Since gravity can vary, weight can vary. This is why we weigh less on the moon: `g` on Earth is `9.8 "m"/("s"^2)` whereas on the moon it's `1.6 "m"/("s"^2)`. Weight varies, but mass never does. We say mass is an inherent property of an object. For example, a gallon of water may weigh `8 "lbs"` on Earth and `1.4 "lbs"` on the moon, but its mass is the same everywhere.
We went over atomic mass in the first series of posts. Recall that atomic mass is the total mass of all protons, neutrons, and electrons in any given atom.
| Particle | Charge | Mass (amu) | Mass (g) |
| Proton | +1 | 1 | `1.67*10^(-27)` |
| Neutron | 0 | 1 | `1.67*10^(-27)` |
| Electron | -1 | 0 | `9.11*10^(-31)` |
The mass of an atom of B, boron, would be calculated by adding up the masses of the number of protons, neutrons, and electrons in boron. Since boron's atomic number is 5, it has 5 protons, 5 neutrons, and 5 electrons.

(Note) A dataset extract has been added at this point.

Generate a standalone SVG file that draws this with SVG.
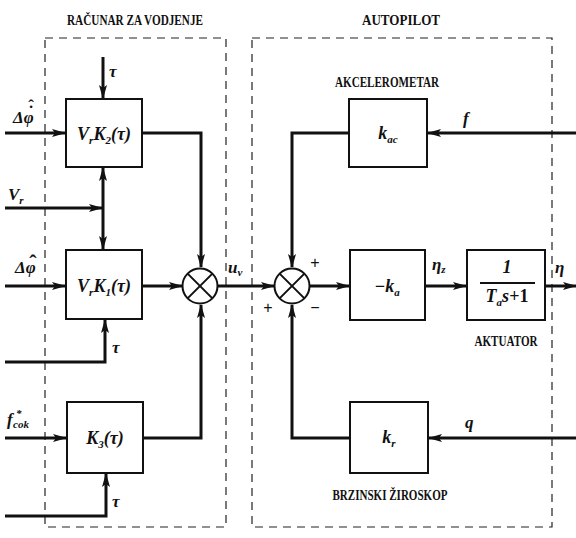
<svg xmlns="http://www.w3.org/2000/svg" width="576" height="538" viewBox="0 0 576 538">
<style>
.box{fill:#fff;stroke:#111;stroke-width:2}
.ln{fill:none;stroke:#111;stroke-width:3}
.thin{fill:none;stroke:#111;stroke-width:2}
.dash{fill:none;stroke:#222;stroke-width:1.2;stroke-dasharray:8 6}
.m{font-family:"Liberation Serif","DejaVu Serif",serif;font-style:italic;font-weight:bold;font-size:17px;fill:#111}
.bm{font-family:"Liberation Serif","DejaVu Serif",serif;font-style:italic;font-weight:bold;font-size:18px;fill:#111}
.ac{font-style:normal}
.s{font-size:11px}
.t{font-family:"Liberation Serif","DejaVu Serif",serif;font-weight:bold;font-size:14px;fill:#111}
.sg{font-family:"Liberation Sans","DejaVu Sans",sans-serif;font-size:16px;fill:#111}
</style>
<defs>
<marker id="a" markerWidth="14" markerHeight="10" refX="13" refY="5" orient="auto-start-reverse" markerUnits="userSpaceOnUse">
<path d="M0,1 L14,5 L0,9 L3,5 z" fill="#111"/>
</marker>
</defs>
<rect width="576" height="538" fill="#fff"/>

<g id="frames">
<rect class="dash" x="45" y="38" width="181" height="489"/>
<rect class="dash" x="252" y="38" width="300" height="489"/>
<text class="t" x="135" y="25" text-anchor="middle" textLength="136" lengthAdjust="spacingAndGlyphs">RAČUNAR ZA VODJENJE</text>
<text class="t" x="401" y="25" text-anchor="middle" textLength="78" lengthAdjust="spacingAndGlyphs">AUTOPILOT</text>
</g>

<g id="connectors">
<path class="ln" d="M5,133 H65" marker-end="url(#a)"/>
<path class="ln" d="M103,57 V98" marker-end="url(#a)"/>
<path class="ln" d="M142,133 H201 V267" marker-end="url(#a)"/>
<path class="ln" d="M5,208 H102" marker-end="url(#a)"/>
<path class="ln" d="M103,168 V249" marker-start="url(#a)" marker-end="url(#a)"/>
<path class="ln" d="M5,286 H65" marker-end="url(#a)"/>
<path class="ln" d="M142,286 H182" marker-end="url(#a)"/>
<path class="ln" d="M5,362 H105 V320" marker-end="url(#a)"/>
<path class="ln" d="M5,438 H66" marker-end="url(#a)"/>
<path class="ln" d="M143,438 H201 V305" marker-end="url(#a)"/>
<path class="ln" d="M5,516 H106 V474" marker-end="url(#a)"/>
<path class="ln" d="M218,286 H274" marker-end="url(#a)"/>
<path class="ln" d="M349,133 H292 V267" marker-end="url(#a)"/>
<path class="ln" d="M576,133 H428" marker-end="url(#a)"/>
<path class="ln" d="M350,438 H292 V305" marker-end="url(#a)"/>
<path class="ln" d="M576,438 H429" marker-end="url(#a)"/>
<path class="ln" d="M310,286 H349" marker-end="url(#a)"/>
<path class="ln" d="M425,286 H466" marker-end="url(#a)"/>
<path class="ln" d="M545,286 H576" marker-end="url(#a)"/>
</g>

<g id="in-labels">
<text class="m" x="13" y="123">Δφ<tspan class="ac" x="31" y="117" text-anchor="middle">˙</tspan><tspan class="ac" x="31" y="111" text-anchor="middle">ˆ</tspan></text>
<text class="m" x="8" y="200">V<tspan class="s" dy="4">r</tspan></text>
<text class="m" x="15" y="273">Δφ<tspan class="ac" x="33" y="270" text-anchor="middle" font-size="22px">ˆ</tspan></text>
<text class="m" x="7" y="425">f<tspan class="s" x="16" y="417">*</tspan><tspan class="s" x="13" y="428">cok</tspan></text>
<text class="m" x="109" y="77">τ</text>
<text class="m" x="112" y="353">τ</text>
<text class="m" x="112" y="507">τ</text>
<text class="m" x="228" y="273">u<tspan class="s" dy="3">v</tspan></text>
<text class="m" x="463" y="124">f</text>
<text class="m" x="465" y="428">q</text>
<text class="m" x="432" y="270">η<tspan class="s" dy="3">z</tspan></text>
<text class="m" x="555" y="273">η</text>
<text class="sg" x="315" y="268" text-anchor="middle">+</text>
<text class="sg" x="268" y="313" text-anchor="middle">+</text>
<text class="sg" x="315" y="313" text-anchor="middle">−</text>
</g>

<g id="VrK2">
<rect class="box" x="66" y="99" width="76" height="68"/>
<text class="bm" x="104" y="140" text-anchor="middle">V<tspan class="s" dy="4">r</tspan><tspan dy="-4">K</tspan><tspan class="s" dy="4">2</tspan><tspan dy="-4">(τ)</tspan></text>
</g>

<g id="VrK1">
<rect class="box" x="66" y="250" width="76" height="69"/>
<text class="bm" x="104" y="292" text-anchor="middle">V<tspan class="s" dy="4">r</tspan><tspan dy="-4">K</tspan><tspan class="s" dy="4">1</tspan><tspan dy="-4">(τ)</tspan></text>
</g>

<g id="K3">
<rect class="box" x="67" y="402" width="76" height="71"/>
<text class="bm" x="105" y="444" text-anchor="middle">K<tspan class="s" dy="4">3</tspan><tspan dy="-4">(τ)</tspan></text>
</g>

<g id="sum1">
<circle class="thin" cx="200" cy="286" r="17.5"/>
<path class="thin" d="M187.6,273.6 L212.4,298.4 M212.4,273.6 L187.6,298.4"/>
</g>

<g id="sum2">
<circle class="thin" cx="292" cy="286" r="17.5"/>
<path class="thin" d="M279.6,273.6 L304.4,298.4 M304.4,273.6 L279.6,298.4"/>
</g>

<g id="kac">
<text class="t" x="387" y="87" text-anchor="middle" textLength="104" lengthAdjust="spacingAndGlyphs">AKCELEROMETAR</text>
<rect class="box" x="349" y="99" width="78" height="68"/>
<text class="bm" x="388" y="139" text-anchor="middle">k<tspan class="s" dy="4">ac</tspan></text>
</g>

<g id="ka">
<rect class="box" x="350" y="250" width="75" height="70"/>
<text class="bm" x="387" y="292" text-anchor="middle">−k<tspan class="s" dy="4">a</tspan></text>
</g>

<g id="aktuator">
<rect class="box" x="467" y="250" width="78" height="70"/>
<text class="bm" x="507" y="273" text-anchor="middle" font-style="normal">1</text>
<path class="thin" d="M480,283 H535"/>
<text class="bm" x="507" y="302" text-anchor="middle">T<tspan class="s" dy="4">a</tspan><tspan dy="-4">s</tspan><tspan font-style="normal">+1</tspan></text>
<text class="t" x="506" y="346" text-anchor="middle" textLength="63" lengthAdjust="spacingAndGlyphs">AKTUATOR</text>
</g>

<g id="kr">
<rect class="box" x="350" y="402" width="78" height="71"/>
<text class="bm" x="389" y="443" text-anchor="middle">k<tspan class="s" dy="4">r</tspan></text>
<text class="t" x="390" y="500" text-anchor="middle" textLength="115" lengthAdjust="spacingAndGlyphs">BRZINSKI ŽIROSKOP</text>
</g>
</svg>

`5m_p+5m_n+5m_e=5(1 "amu")+5(1 "amu")+5(0 "amu")=10 "amu"`
The atomic mass on the periodic table is `10.81 "amu"` though. How do we account for this difference? Well, it turns out that the number of neutrons vary for each element. Instead of all boron atoms having 5 neutrons, some may have 6, some 4, and some 7. Atoms of an element that vary in the number of neutrons are called isotopes. From experiments, we now know that only 20% of boron atoms contain 5 neutrons and the other 80% contain 6! Let's calculate the atomic masses of the new isotope with 6 neutrons.
`5m_p+6m_n+5m_e=5(1 "amu")+6(1 "amu")+5(0 "amu")=11 "amu"`
Let's also average out these isotopes while we're at it. 80% of the atoms have a mass of 11 amu and 20% have a mass of 10 amu.
`0.8(m_11)+0.2(m_10)=0.8(11 "amu")+0.2(10 "amu")=10.8 "amu"`.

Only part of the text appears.